Tiny transformer that stays within 8 k tokens yet delivers solid reasoning.

  • Spec sheet. Decoder-only, RoPE positional encodings, 8 192-token context window; pre-trained on ~2 T tokens of web, code & math text.

  • Punchy accuracy for its size. Scores 51.3 MMLU (5-shot), 73.0 HellaSwag (10-shot) and 77.8 PIQA (0-shot) — beating many 3-7 B open models.

  • Runs on almost any box. Float-16 weights sip ≈3.7 GB VRAM; int-4 quant fits on <2 GB, so laptops or low-end cloud GPUs are fine..

  • Fast path available. torch.compile can 6× your throughput once two warm-up calls finish.
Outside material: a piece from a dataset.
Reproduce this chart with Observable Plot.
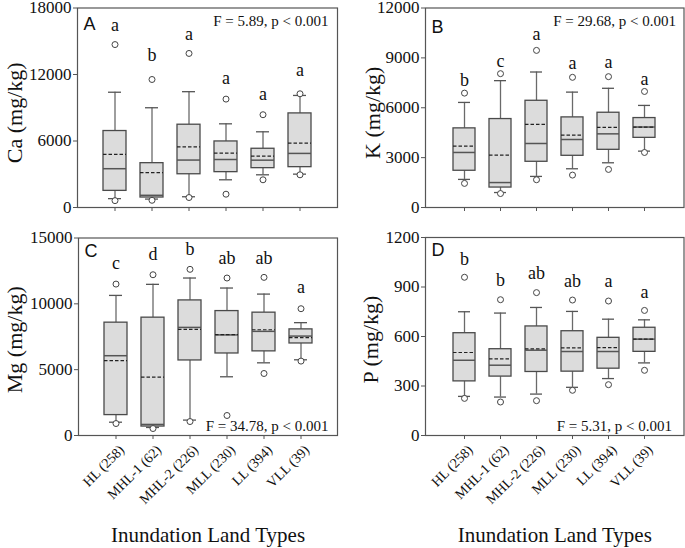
<!DOCTYPE html>
<html>
<head>
<meta charset="utf-8">
<script src="https://cdn.jsdelivr.net/npm/d3@7"></script>
<script src="https://cdn.jsdelivr.net/npm/@observablehq/plot@0.6"></script>
<style>
  html, body { margin: 0; padding: 0; background: #fff; }
  #chart { position: relative; width: 685px; height: 548px; overflow: hidden; }
  #chart svg { position: absolute; overflow: visible; }
</style>
</head>
<body>
<div id="chart"></div>
<script>
// Categories (inundation land types, with sample sizes)
const categories = ["HL (258)", "MHL-1 (62)", "MHL-2 (226)", "MLL (230)", "LL (394)", "VLL (39)"];

// Ca (mg/kg)
const caP5 = [620, 650, 900, 1200, 2500, 2950];
const caP10 = [800, 760, 970, 2500, 2950, 3010];
const caQ1 = [1500, 900, 3000, 3190, 3550, 3640];
const caMedian = [3500, 1100, 4280, 4330, 4270, 4880];
const caMean = [4800, 3150, 5470, 4900, 4630, 5800];
const caQ3 = [6900, 4000, 7470, 5960, 5300, 8490];
const caP90 = [10400, 9000, 10450, 7550, 6830, 10110];
const caP95 = [14700, 11550, 13900, 9780, 8370, 10260];
const caLetters = ["a", "b", "a", "a", "a", "a"];
const caLetterY = [16450, 13750, 15650, 11680, 10200, 12340];

// K (mg/kg)
const kP5 = [1450, 840, 1670, 1950, 2290, 3310];
const kP10 = [1690, 900, 1870, 2330, 2690, 3390];
const kQ1 = [2210, 1200, 2750, 3110, 3470, 4190];
const kMedian = [3310, 1500, 3850, 4090, 4430, 4840];
const kMean = [3690, 3150, 5000, 4350, 4820, 4840];
const kQ3 = [4760, 5320, 6420, 5420, 5700, 5380];
const kP90 = [6320, 7630, 8150, 6940, 7170, 6140];
const kP95 = [6880, 8050, 9450, 7830, 7870, 6980];
const kLetters = ["b", "c", "a", "a", "a", "a"];
const kLetterY = [7630, 8770, 10440, 8670, 8730, 7690];

// Mg (mg/kg)
const mgP5 = [910, 530, 1060, 1520, 4710, 5650];
const mgP10 = [1010, 610, 1170, 4460, 5520, 5750];
const mgQ1 = [1550, 680, 5700, 6230, 6390, 6990];
const mgMedian = [6060, 840, 8210, 7640, 7910, 7550];
const mgMean = [5680, 4440, 8060, 7660, 8030, 7430];
const mgQ3 = [8570, 8950, 10260, 9450, 9330, 8060];
const mgP90 = [10640, 11480, 11960, 11200, 10740, 8570];
const mgP95 = [11500, 12210, 12620, 11960, 12010, 9630];
const mgLetters = ["c", "d", "b", "ab", "ab", "a"];
const mgLetterY = [13050, 13760, 14110, 13480, 13480, 11230];

// P (mg/kg)
const pP5 = [225, 203, 211, 274, 308, 395];
const pP10 = [237, 233, 251, 292, 345, 440];
const pQ1 = [328, 357, 385, 387, 405, 507];
const pMedian = [456, 426, 517, 509, 509, 584];
const pMean = [503, 464, 525, 531, 533, 584];
const pQ3 = [620, 523, 661, 632, 592, 653];
const pP90 = [750, 742, 776, 752, 705, 701];
const pP95 = [959, 823, 866, 821, 815, 758];
const pLetters = ["b", "b", "ab", "ab", "a", "a"];
const pLetterY = [1068, 940, 985, 932, 932, 868];

// Axis ticks
const caTicks = [0, 6000, 12000, 18000];
const kTicks = [0, 3000, 6000, 9000, 12000];
const mgTicks = [0, 5000, 10000, 15000];
const pTicks = [0, 300, 600, 900, 1200];

const xTitle = "Inundation Land Types";

function rows(p5, p10, q1, med, mean, q3, p90, p95, letters, letterY) {
  return categories.map((c, i) => ({
    cat: c, p5: p5[i], p10: p10[i], q1: q1[i], median: med[i], mean: mean[i],
    q3: q3[i], p90: p90[i], p95: p95[i], letter: letters[i], letterY: letterY[i]
  }));
}

const SERIF = "Liberation Serif";
const SANS = "Liberation Sans";

function panel(cfg) {
  const data = cfg.data;
  const marks = [
    Plot.ruleX(data, {x: "cat", y1: "p10", y2: "q1", stroke: "#6a6a6a", strokeWidth: 1.3}),
    Plot.ruleX(data, {x: "cat", y1: "q3", y2: "p90", stroke: "#6a6a6a", strokeWidth: 1.3}),
    Plot.tickY(data, {x: "cat", y: "p10", stroke: "#555", strokeWidth: 1.3, insetLeft: 5, insetRight: 5}),
    Plot.tickY(data, {x: "cat", y: "p90", stroke: "#555", strokeWidth: 1.3, insetLeft: 5, insetRight: 5}),
    Plot.barY(data, {x: "cat", y1: "q1", y2: "q3", fill: "#dcdcdc", stroke: "#4a4a4a", strokeWidth: 1.3}),
    Plot.tickY(data, {x: "cat", y: "median", stroke: "#555", strokeWidth: 1.5}),
    Plot.tickY(data, {x: "cat", y: "mean", stroke: "#222", strokeWidth: 1.2, strokeDasharray: "3.5,2"}),
    Plot.dot(data, {x: "cat", y: "p5", r: 3, stroke: "#444", fill: "white", strokeWidth: 1}),
    Plot.dot(data, {x: "cat", y: "p95", r: 3, stroke: "#444", fill: "white", strokeWidth: 1}),
    Plot.text(data, {x: "cat", y: "letterY", text: "letter", fontSize: 18, fontFamily: SERIF, fill: "#111", textAnchor: "middle", lineAnchor: "middle"}),
    Plot.text([cfg.tag], {text: d => d, frameAnchor: "top-left", textAnchor: "start", lineAnchor: "top", dx: 6, dy: cfg.tagDy, fontSize: 18, fontFamily: SANS, fill: "#111"}),
    Plot.text([cfg.stat], {text: d => d, frameAnchor: cfg.statAnchor, textAnchor: "end", lineAnchor: "middle", dx: cfg.statDx, dy: cfg.statDy, fontSize: 15, fontFamily: SERIF, fill: "#111"}),
    Plot.text([cfg.ylabel], {text: d => d, frameAnchor: "left", textAnchor: "middle", lineAnchor: "middle", rotate: -90, dx: cfg.ylabelDx, dy: cfg.ylabelDy || 0, fontSize: 22, fontFamily: SERIF, fill: "#111"}),
    Plot.axisY({ticks: cfg.ticks, tickFormat: "d", tickSize: 4, tickPadding: 2, fontSize: 17, fontFamily: SERIF, label: null, stroke: "#555", color: "#111"}),
    Plot.axisX({tickSize: 4, tickFormat: () => "", label: null, stroke: "#555"}),
    Plot.frame({stroke: "#555", strokeWidth: 1.2})
  ];
  if (cfg.bottom) {
    // rotated category labels
    marks.push(Plot.text(categories, {x: d => d, text: d => d, frameAnchor: "bottom", rotate: -45, textAnchor: "end", lineAnchor: "middle", dx: 6, dy: 12, fontSize: 14, fontFamily: SERIF, fill: "#111"}));
    marks.push(Plot.text([xTitle], {text: d => d, frameAnchor: "bottom", textAnchor: "middle", lineAnchor: "middle", dy: 100, fontSize: 21, fontFamily: SERIF, fill: "#111"}));
  }
  const svg = Plot.plot({
    width: cfg.width,
    height: cfg.height,
    marginLeft: cfg.ml,
    marginRight: cfg.mr,
    marginTop: cfg.mt,
    marginBottom: cfg.mb,
    style: {fontFamily: SERIF, background: "transparent", overflow: "visible"},
    x: {type: "band", domain: categories, paddingInner: 0.38, paddingOuter: 0.69, axis: null},
    y: {domain: cfg.domain, axis: null},
    marks
  });
  svg.style.left = cfg.left + "px";
  svg.style.top = cfg.top + "px";
  return svg;
}

const chart = document.getElementById("chart");

chart.appendChild(panel({
  data: rows(caP5, caP10, caQ1, caMedian, caMean, caQ3, caP90, caP95, caLetters, caLetterY),
  left: 0, top: 0, width: 342, height: 215, ml: 77, mr: 5, mt: 7.5, mb: 8,
  domain: [0, 18000], ticks: caTicks, tag: "A", tagDy: 9,
  stat: "F = 5.89, p < 0.001", statAnchor: "top-right", statDx: -9, statDy: 13,
  ylabel: "Ca (mg/kg)", ylabelDx: -63, ylabelDy: 5, bottom: false
}));

chart.appendChild(panel({
  data: rows(kP5, kP10, kQ1, kMedian, kMean, kQ3, kP90, kP95, kLetters, kLetterY),
  left: 342, top: 0, width: 343, height: 215, ml: 83, mr: 1.5, mt: 7.5, mb: 8,
  domain: [0, 12000], ticks: kTicks, tag: "B", tagDy: 12,
  stat: "F = 29.68, p < 0.001", statAnchor: "top-right", statDx: -8, statDy: 13,
  ylabel: "K (mg/kg)", ylabelDx: -53, ylabelDy: 5, bottom: false
}));

chart.appendChild(panel({
  data: rows(mgP5, mgP10, mgQ1, mgMedian, mgMean, mgQ3, mgP90, mgP95, mgLetters, mgLetterY),
  left: 0, top: 215, width: 342, height: 333, ml: 78, mr: 5, mt: 22.5, mb: 113,
  domain: [0, 15000], ticks: mgTicks, tag: "C", tagDy: 6,
  stat: "F = 34.78, p < 0.001", statAnchor: "bottom-right", statDx: -9, statDy: -9,
  ylabel: "Mg (mg/kg)", ylabelDx: -64, ylabelDy: 3, bottom: true
}));

chart.appendChild(panel({
  data: rows(pP5, pP10, pQ1, pMedian, pMean, pQ3, pP90, pP95, pLetters, pLetterY),
  left: 342, top: 215, width: 343, height: 333, ml: 83, mr: 1.5, mt: 22, mb: 113,
  domain: [0, 1200], ticks: pTicks, tag: "D", tagDy: 6,
  stat: "F = 5.31, p < 0.001", statAnchor: "bottom-right", statDx: -12, statDy: -9,
  ylabel: "P (mg/kg)", ylabelDx: -55, ylabelDy: 3, bottom: true
}));
</script>
</body>
</html>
  • Tool-ready. Drop-in with transformers, vLLM, llama.cpp, Ollama, or the lightweight local-gemma CLI—just from_pretrained("google/gemma-2-2b") and go.

Why pick it for Norman AI?

Gemma-2 2B gives us open weights, long-context chats, and sub-4 GB footprints—perfect for edge deployments, per-tenant fine-tunes, or a “budget” tier in our inference stack without sacrificing quality.


messages = [
    {"role": "system", "content": "You are a helpful AI assistant."},
    {"role": "user", "content": "Can you provide ways to eat combinations of bananas and dragonfruits?"},
    {"role": "assistant",
     "content": "Sure! Here are some ways to eat bananas and dragonfruits together"},
    {"role": "user", "content": "What about solving an 2x + 3 = 7 equation?"},
]

response = await norman.invoke(
    {
        "model_name": "gemma-2-2b",
        "inputs": [
            {
                "display_title": "Prompt",
                "data": messages
            }
        ]
    }
)